Harold Miles

Personal information
- Full name: Harold Philip Miles
- Born: 31 January 1899 Rosario, Santa Fe, Argentina
- Died: 21 July 1957 (aged 58) Newton Tracey, Devon, England
- Batting: Right-handed
- Bowling: Right-arm off break

Domestic team information
- 1937/38: Europeans (India)
- 1928: Minor Counties
- 1927: West of England
- 1927–1933: Devon
- 1926/27: Marylebone Cricket Club
- 1920–1931: Army

Career statistics
| Competition | First-class |
| Matches | 23 |
| Runs scored | 613 |
| Batting average | 21.89 |
| 100s/50s | 1/2 |
| Top score | 107 |
| Balls bowled | 2,233 |
| Wickets | 38 |
| Bowling average | 31.05 |
| 5 wickets in innings | 2 |
| 10 wickets in match | – |
| Best bowling | 5/74 |
| Catches/stumpings | 8/– |
- Source: ESPNcricinfo, 13 April 2011

= Harold Miles =

English cricketer

Harold Philip Miles (31 January 1899 - 21 July 1957) was an Argentinian-born English cricketer and British Army officer. Miles was a right-handed batsman who bowled right-arm off break. He was the elder son of Harold Miles of Odstock, Instow, Devon but was born in Rosario, Santa Fe. He moved to England at some point in his early life, where he was educated at Shrewsbury School, representing the school cricket team. In 1929 he married Miss Ada Margaret Paton, only daughter of Mr. James Paton, J.P., and Mrs. Paton of Newton Cross, Devon.

==Cricket==
Miles made his first-class debut for the Army in 1920 against Cambridge University. Years later, in 1926, he toured the country of his birth with the Marylebone Cricket Club, playing four first-class matches against the Argentina national cricket team.
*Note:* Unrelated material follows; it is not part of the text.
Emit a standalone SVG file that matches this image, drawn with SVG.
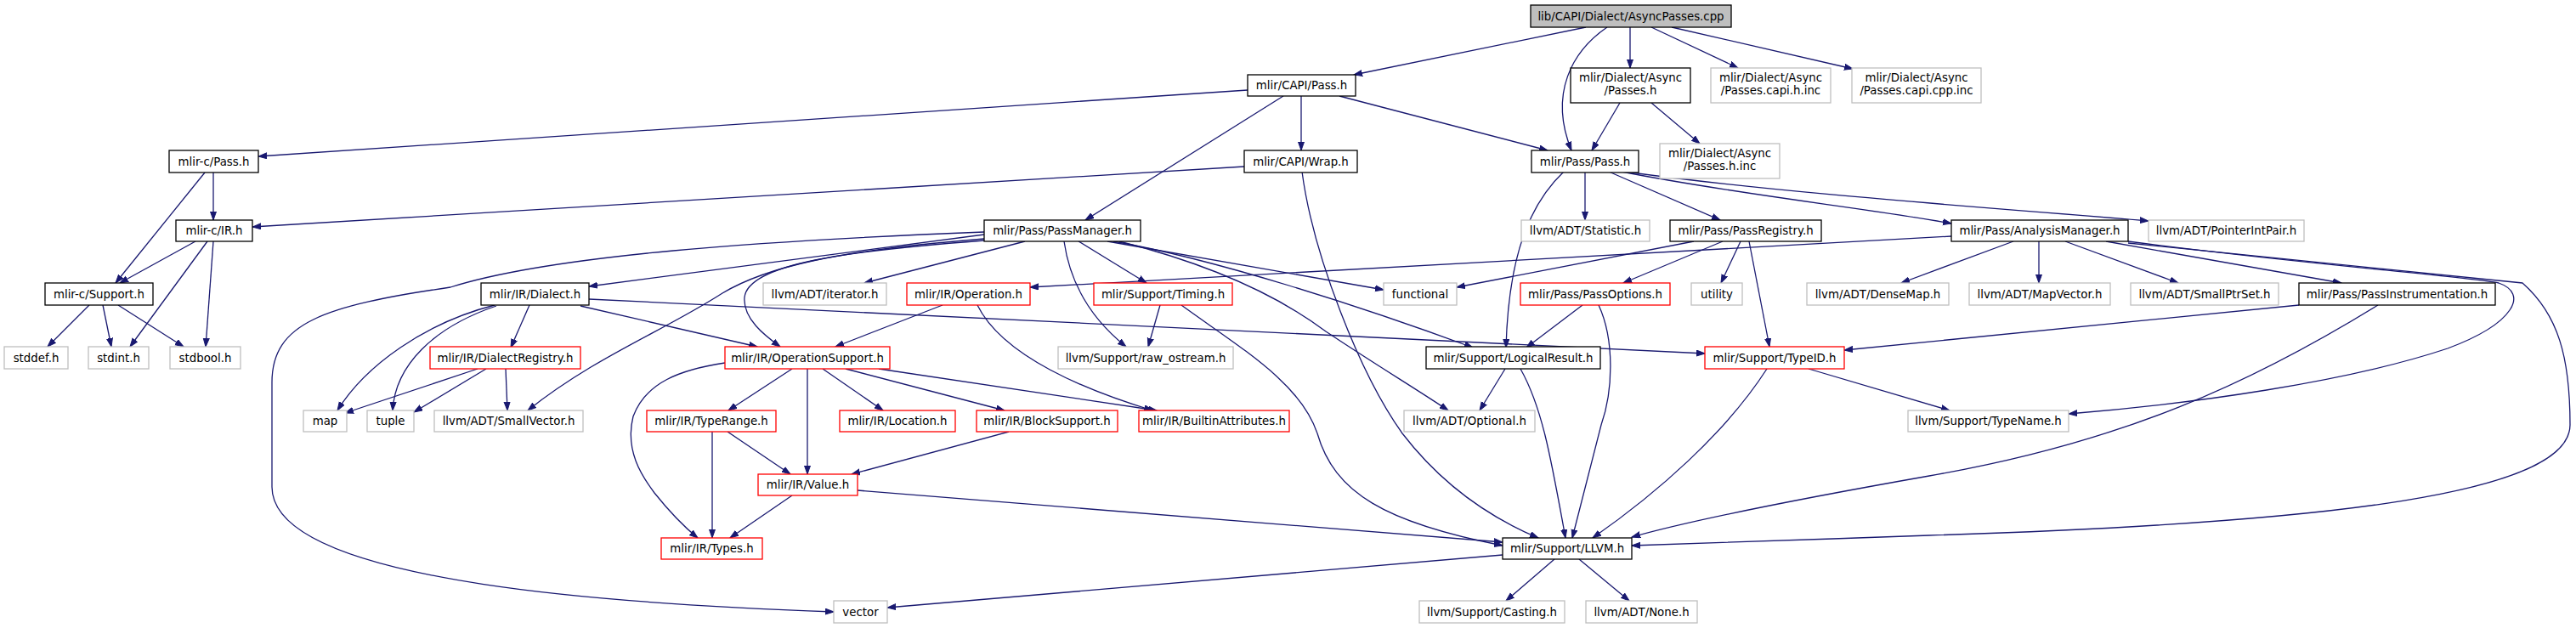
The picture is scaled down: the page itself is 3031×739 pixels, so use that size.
<svg xmlns="http://www.w3.org/2000/svg" width="3031" height="739" viewBox="0 0 3031 739">
<style>
rect{stroke-width:1.3}
.doc{fill:#fff;stroke:#000}
.ext{fill:#fff;stroke:#bfbfbf}
.tr{fill:#fff;stroke:#ff0000}
.root{fill:#bfbfbf;stroke:#000}
text{font-family:"DejaVu Sans",sans-serif;font-size:13.33px;text-anchor:middle;fill:#000}
#edges path{fill:none;stroke:#191970;stroke-width:1.3;marker-end:url(#a)}
</style>
<defs>
<marker id="a" markerWidth="11" markerHeight="9" refX="10" refY="4" orient="auto" markerUnits="userSpaceOnUse">
<path d="M0,0.5 L10,4 L0,7.5 z" fill="#191970" stroke="#191970" stroke-width="1"/>
</marker>
</defs>
<rect width="3031" height="739" fill="#fff"/>
<g id="edges">
<path d="M1866,32 L1593,88"/>
<path d="M1891,32 C1850,60 1822,110 1849,177"/>
<path d="M1918,32 L1918,80"/>
<path d="M1943,32 L2045,80"/>
<path d="M1967,32 L2180,81"/>
<path d="M1468,106 L304,184"/>
<path d="M1510,113 L1277,259"/>
<path d="M1576,113 L1821,177"/>
<path d="M1531,113 L1531,177"/>
<path d="M1906,121 L1873,177"/>
<path d="M1943,121 L2000,169"/>
<path d="M241,203 L136,333"/>
<path d="M251,203 L251,259"/>
<path d="M1464,196 L297,267"/>
<path d="M1532,202 C1545,300 1600,440 1650,510 C1700,575 1760,612 1810,633"/>
<path d="M1840,202 C1800,240 1775,300 1772,409"/>
<path d="M1865,202 L1865,259"/>
<path d="M1893,202 L2024,259"/>
<path d="M1908,202 C2050,230 2200,245 2296,263"/>
<path d="M1912,202 C2100,228 2350,245 2528,260"/>
<path d="M1158,273 C900,283 650,300 530,338 C380,360 320,380 320,450 L320,573 C320,690 760,712 981,720"/>
<path d="M1158,276 L693,337"/>
<path d="M1158,281 C980,295 900,315 850,345 C780,390 700,420 621,483"/>
<path d="M1158,283 C1000,295 880,310 876,350 C874,375 900,395 918,408"/>
<path d="M1206,284 L1017,333"/>
<path d="M1252,284 C1260,340 1290,380 1325,408"/>
<path d="M1269,284 L1349,333"/>
<path d="M1303,284 L1628,341"/>
<path d="M1310,284 C1430,305 1600,360 1733,409"/>
<path d="M1317,284 C1420,310 1500,345 1560,390 C1620,430 1670,460 1704,483"/>
<path d="M1993,284 L1714,338"/>
<path d="M2027,284 L1910,333"/>
<path d="M2048,284 L2025,333"/>
<path d="M2058,284 L2082,408"/>
<path d="M2296,278 L1212,338"/>
<path d="M2369,284 L2237,333"/>
<path d="M2399,284 L2399,333"/>
<path d="M2430,284 L2563,333"/>
<path d="M2478,284 L2755,333"/>
<path d="M2504,284 C2700,310 2900,325 2940,333 C2975,345 2960,380 2880,410 C2760,450 2580,475 2434,487"/>
<path d="M2504,286 L2968,333 C3010,370 3024,420 3024,500 C3024,580 2750,615 2270,630 C2150,634 2000,640 1920,642"/>
<path d="M2705,359 L2170,412"/>
<path d="M2798,359 C2650,450 2500,520 2270,560 C2100,590 1980,615 1920,632"/>
<path d="M1862,359 L1796,409"/>
<path d="M1881,359 C1900,400 1898,460 1884,500 L1850,633"/>
<path d="M1771,434 L1741,483"/>
<path d="M1789,434 C1815,480 1825,540 1842,633"/>
<path d="M2079,434 C2030,510 1950,580 1874,633"/>
<path d="M2128,434 L2294,483"/>
<path d="M1365,359 L1351,408"/>
<path d="M1390,359 C1460,410 1530,450 1550,510 C1570,580 1630,615 1768,642"/>
<path d="M1109,359 L983,408"/>
<path d="M1150,359 C1180,420 1280,460 1356,483"/>
<path d="M623,359 L601,409"/>
<path d="M582,359 C500,380 430,430 397,483"/>
<path d="M584,360 C510,385 465,430 462,483"/>
<path d="M683,360 L891,408"/>
<path d="M693,352 L2006,416"/>
<path d="M562,434 L406,486"/>
<path d="M572,434 L487,485"/>
<path d="M595,434 L597,483"/>
<path d="M853,427 C800,435 760,450 745,490 C735,530 755,560 770,580 C790,605 805,620 821,633"/>
<path d="M932,434 L857,483"/>
<path d="M950,434 L950,558"/>
<path d="M968,434 L1039,483"/>
<path d="M995,434 L1182,483"/>
<path d="M1034,434 L1361,483"/>
<path d="M838,508 L838,633"/>
<path d="M856,508 L930,558"/>
<path d="M1187,508 L1002,558"/>
<path d="M932,583 L859,633"/>
<path d="M1009,577 L1768,638"/>
<path d="M1768,653 L1044,715"/>
<path d="M1829,658 L1772,707"/>
<path d="M1858,658 L1917,707"/>
<path d="M230,284 L141,333"/>
<path d="M244,284 L153,408"/>
<path d="M251,284 L242,408"/>
<path d="M105,359 L56,408"/>
<path d="M121,359 L131,408"/>
<path d="M139,359 L216,408"/>
</g>
<g id="n_root"><rect class="root" x="1801" y="6" width="236" height="26"/><text x="1919" y="23.5">lib/CAPI/Dialect/AsyncPasses.cpp</text></g>
<g id="n_capi_pass"><rect class="doc" x="1468" y="88" width="127" height="25"/><text x="1531.5" y="105">mlir/CAPI/Pass.h</text></g>
<g id="n_async_passes"><rect class="doc" x="1848" y="80" width="141" height="41"/><text x="1918.5" y="96">mlir/Dialect/Async</text><text x="1918.5" y="111">/Passes.h</text></g>
<g id="n_capi_h_inc"><rect class="ext" x="2013" y="80" width="141" height="41"/><text x="2083.5" y="96">mlir/Dialect/Async</text><text x="2083.5" y="111">/Passes.capi.h.inc</text></g>
<g id="n_capi_cpp_inc"><rect class="ext" x="2179" y="80" width="152" height="41"/><text x="2255" y="96">mlir/Dialect/Async</text><text x="2255" y="111">/Passes.capi.cpp.inc</text></g>
<g id="n_c_pass"><rect class="doc" x="199" y="177" width="105" height="26"/><text x="251.5" y="194.5">mlir-c/Pass.h</text></g>
<g id="n_wrap"><rect class="doc" x="1464" y="177" width="133" height="26"/><text x="1530.5" y="194.5">mlir/CAPI/Wrap.h</text></g>
<g id="n_pass_pass"><rect class="doc" x="1802" y="177" width="126" height="26"/><text x="1865" y="194.5">mlir/Pass/Pass.h</text></g>
<g id="n_passes_h_inc"><rect class="ext" x="1953" y="169" width="141" height="41"/><text x="2023.5" y="185">mlir/Dialect/Async</text><text x="2023.5" y="200">/Passes.h.inc</text></g>
<g id="n_c_ir"><rect class="doc" x="207" y="259" width="90" height="25"/><text x="252" y="276">mlir-c/IR.h</text></g>
<g id="n_passmanager"><rect class="doc" x="1158" y="259" width="184" height="25"/><text x="1250" y="276">mlir/Pass/PassManager.h</text></g>
<g id="n_statistic"><rect class="ext" x="1790" y="259" width="151" height="25"/><text x="1865.5" y="276">llvm/ADT/Statistic.h</text></g>
<g id="n_registry"><rect class="doc" x="1965" y="259" width="178" height="25"/><text x="2054" y="276">mlir/Pass/PassRegistry.h</text></g>
<g id="n_analysis"><rect class="doc" x="2296" y="259" width="208" height="25"/><text x="2400" y="276">mlir/Pass/AnalysisManager.h</text></g>
<g id="n_pointerint"><rect class="ext" x="2528" y="259" width="183" height="25"/><text x="2619.5" y="276">llvm/ADT/PointerIntPair.h</text></g>
<g id="n_c_support"><rect class="doc" x="53" y="333" width="127" height="26"/><text x="116.5" y="350.5">mlir-c/Support.h</text></g>
<g id="n_dialect"><rect class="doc" x="566" y="333" width="127" height="26"/><text x="629.5" y="350.5">mlir/IR/Dialect.h</text></g>
<g id="n_iterator"><rect class="ext" x="898" y="333" width="145" height="26"/><text x="970.5" y="350.5">llvm/ADT/iterator.h</text></g>
<g id="n_operation"><rect class="tr" x="1067" y="333" width="145" height="26"/><text x="1139.5" y="350.5">mlir/IR/Operation.h</text></g>
<g id="n_timing"><rect class="tr" x="1287" y="333" width="163" height="26"/><text x="1368.5" y="350.5">mlir/Support/Timing.h</text></g>
<g id="n_functional"><rect class="ext" x="1628" y="333" width="86" height="26"/><text x="1671" y="350.5">functional</text></g>
<g id="n_passoptions"><rect class="tr" x="1789" y="333" width="176" height="26"/><text x="1877" y="350.5">mlir/Pass/PassOptions.h</text></g>
<g id="n_utility"><rect class="ext" x="1990" y="333" width="60" height="26"/><text x="2020" y="350.5">utility</text></g>
<g id="n_densemap"><rect class="ext" x="2126" y="333" width="167" height="26"/><text x="2209.5" y="350.5">llvm/ADT/DenseMap.h</text></g>
<g id="n_mapvector"><rect class="ext" x="2317" y="333" width="166" height="26"/><text x="2400" y="350.5">llvm/ADT/MapVector.h</text></g>
<g id="n_smallptrset"><rect class="ext" x="2507" y="333" width="174" height="26"/><text x="2594" y="350.5">llvm/ADT/SmallPtrSet.h</text></g>
<g id="n_passinstr"><rect class="doc" x="2705" y="333" width="231" height="26"/><text x="2820.5" y="350.5">mlir/Pass/PassInstrumentation.h</text></g>
<g id="n_stddef"><rect class="ext" x="5" y="408" width="75" height="26"/><text x="42.5" y="425.5">stddef.h</text></g>
<g id="n_stdint"><rect class="ext" x="104" y="408" width="71" height="26"/><text x="139.5" y="425.5">stdint.h</text></g>
<g id="n_stdbool"><rect class="ext" x="200" y="408" width="83" height="26"/><text x="241.5" y="425.5">stdbool.h</text></g>
<g id="n_dialectreg"><rect class="tr" x="506" y="408" width="177" height="26"/><text x="594.5" y="425.5">mlir/IR/DialectRegistry.h</text></g>
<g id="n_opsupport"><rect class="tr" x="853" y="408" width="194" height="26"/><text x="950" y="425.5">mlir/IR/OperationSupport.h</text></g>
<g id="n_raw_ostream"><rect class="ext" x="1245" y="408" width="206" height="26"/><text x="1348" y="425.5">llvm/Support/raw_ostream.h</text></g>
<g id="n_logicalresult"><rect class="doc" x="1678" y="408" width="205" height="26"/><text x="1780.5" y="425.5">mlir/Support/LogicalResult.h</text></g>
<g id="n_typeid"><rect class="tr" x="2006" y="408" width="164" height="26"/><text x="2088" y="425.5">mlir/Support/TypeID.h</text></g>
<g id="n_map"><rect class="ext" x="357" y="483" width="51" height="25"/><text x="382.5" y="500">map</text></g>
<g id="n_tuple"><rect class="ext" x="432" y="483" width="55" height="25"/><text x="459.5" y="500">tuple</text></g>
<g id="n_smallvector"><rect class="ext" x="511" y="483" width="175" height="25"/><text x="598.5" y="500">llvm/ADT/SmallVector.h</text></g>
<g id="n_typerange"><rect class="tr" x="761" y="483" width="152" height="25"/><text x="837" y="500">mlir/IR/TypeRange.h</text></g>
<g id="n_location"><rect class="tr" x="988" y="483" width="136" height="25"/><text x="1056" y="500">mlir/IR/Location.h</text></g>
<g id="n_blocksupport"><rect class="tr" x="1149" y="483" width="166" height="25"/><text x="1232" y="500">mlir/IR/BlockSupport.h</text></g>
<g id="n_builtinattr"><rect class="tr" x="1340" y="483" width="177" height="25"/><text x="1428.5" y="500">mlir/IR/BuiltinAttributes.h</text></g>
<g id="n_optional"><rect class="ext" x="1652" y="483" width="154" height="25"/><text x="1729" y="500">llvm/ADT/Optional.h</text></g>
<g id="n_typename"><rect class="ext" x="2245" y="483" width="189" height="25"/><text x="2339.5" y="500">llvm/Support/TypeName.h</text></g>
<g id="n_value"><rect class="tr" x="892" y="558" width="117" height="25"/><text x="950.5" y="575">mlir/IR/Value.h</text></g>
<g id="n_types"><rect class="tr" x="778" y="633" width="119" height="25"/><text x="837.5" y="650">mlir/IR/Types.h</text></g>
<g id="n_llvm"><rect class="doc" x="1768" y="633" width="152" height="25"/><text x="1844" y="650">mlir/Support/LLVM.h</text></g>
<g id="n_vector"><rect class="ext" x="981" y="707" width="63" height="26"/><text x="1012.5" y="724.5">vector</text></g>
<g id="n_casting"><rect class="ext" x="1670" y="707" width="171" height="26"/><text x="1755.5" y="724.5">llvm/Support/Casting.h</text></g>
<g id="n_none"><rect class="ext" x="1866" y="707" width="131" height="26"/><text x="1931.5" y="724.5">llvm/ADT/None.h</text></g>
</svg>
A regular feature in the Army side, he played 12 first-class matches for the team up to 1930, with his final first-class match for the Army coming against Oxford University. In 1927, he joined Devon, who he represented in the Minor Counties Championship on 10 occasions to 1933. This paved the way for him to represent the West of England in 1927 against the touring New Zealanders and play for a Minor Counties cricket team against the touring West Indians in 1928. He also represented the Free Foresters and later the Europeans in two fixtures in 1937 against the Cricket Club of India and the Muslims. In total, Miles played 23 first-class matches. In these he scored 613 runs at a batting average of 21.89, scoring two half centuries and a single century which came for the Army against Oxford University in his second first-class match, in which he scored 107 runs before being dismissed by John Bettington. With the ball he took 38 wickets at a bowling average of 31.05, with two five wicket hauls and best figures of 5/74 which came for the Army against the touring New Zealanders when they toured in 1927.

==Military career==
Miles served in the British Army and in 1920 was serving in the King's Shropshire Light Infantry as a second lieutenant. He was mentioned in the London Gazette in 1920 as having been promoted to the rank of lieutenant. Twelve years later he was seconded from King's Shropshire Light Infantry to act as an officer of a company of gentlemen cadets. In 1936 he held the rank of captain, but had relinquished his position as an instructor on 27 August 1936. Later serving in the Second World War, he had by 1944 reached the rank of major. In that same year he was mentioned in dispatches in a supplement to the London Gazette which detailed his promotion to lieutenant colonel. Following the war, Miles was placed on a disability list in September 1946. The nature of his disability is not known. By November 1947 his disability had taken its toll on Miles, and he retired from active service with the rank of lieutenant colonel. A decade later he died in Newton Tracey, Devon on 21 July 1957.